Inside Merle Haggard’s Final Years

Onstage, he’d sometimes launch into a song he’d written on the bus that day, with no rehearsal or warning to his band, the Strangers. Whenever he had the chance, he would rather make mistakes trying something new than go through the motions of playing the same song the same way twice.
He was like that in conversation, too. He couldn’t help but dig deep, search for new meanings, even when the discoveries were painful. One night, Merle took me for a ride in his golf cart and stopped on a ridge overlooking his 200-acre property. He told me he recently realized that he’d spent most of his life on the run “from the authorities and mostly from myself,” and he choked up when he said his biggest ambition now was to “stand still and face where I’m at.
“I’m a nomad,” he said. “But this property and my family, that’s what it really comes down to for me now. They need me, and I hope I have a little time to enjoy them.”
If Merle’s thinking sometimes carried a conspiratorial edge, it was also often prophetic. “I’m here to tell you, boys, things aren’t going well in this country and they’re getting worse,” he shouted one day on his tour bus, as we passed toxic burning rice fields on the highway outside Sacramento. “I’m not sure we can turn it around. I got to think that one of these days somebody’s going to fight back. I don’t know how and I don’t know when, but it’s coming, and when it does, all hell is going to break loose. I’m talking like I mean it, ’cause I’m scared.
“The spirit of the American people is the only thing that can save America,” he said. “Not the spirit of America, the spirit of the American people. If we rise up and take this country back, as we’ve done in the past – that’s our only hope.”
Haggard had undergone surgery not long before to remove the tumor on his lung, and he told me he’d been more scared than he let on. “You know, you always think you’re going to be the one that does all right. I was supposed to be on the table by 7:30 that morning, but it was 9:30 before they started because I had a lot of questions. The guy’s hands were awful big, the main surgeon. I said, ‘Don’t you have to make a bigger hole than most guys?’ He said, ‘No, I’m not going in there with my hands.’ But it’s quite a procedure. They have to come in through the back, break out a couple of bars, and you don’t get those back.
“I was probably ready to go, you know. I’d done about everything I knew how to do. But to get an extension is always nice.”
As Merle talked, his saxophonist, Don Markham, who has played in the Strangers since 1969, sat nearby. A mutual friend had died the day before. “Don said, ‘You know, we’re gonna be doing that in the next few years,'” Merle recounted, with a barking laugh. “I thought about that all night, Don. I thought you could have said the next few hours and probably been right.”
“Doin’ what?” Markham replied. “I don’t remember what I said.”
“Dyin’!” Merle shouted. “Everybody’s doin’ it!”

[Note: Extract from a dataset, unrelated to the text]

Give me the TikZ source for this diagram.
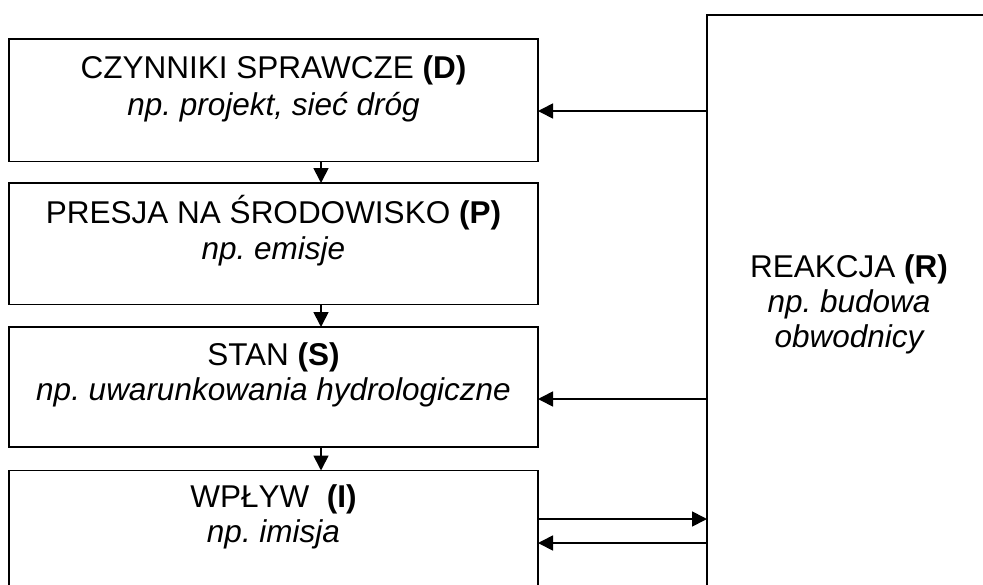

One of the last times I visited merle was just before Christmas in 2012, at the Golden Nugget in Las Vegas, where he had booked two concerts to close out the year. He was lounging in a two-story suite, with floor-to-ceiling windows and a gold-plated staircase. His fox terrier, Fanny, the same breed he’d kept since he was a kid, sat on his lap as he picked tracks for a duet album to be sold at Cracker Barrel. As usual, Merle had plans stacked up: an album of Dylan covers, a possible biopic (“Something honest, none of that corny shit”), and one thing I’d never heard him talk about before – a vacation.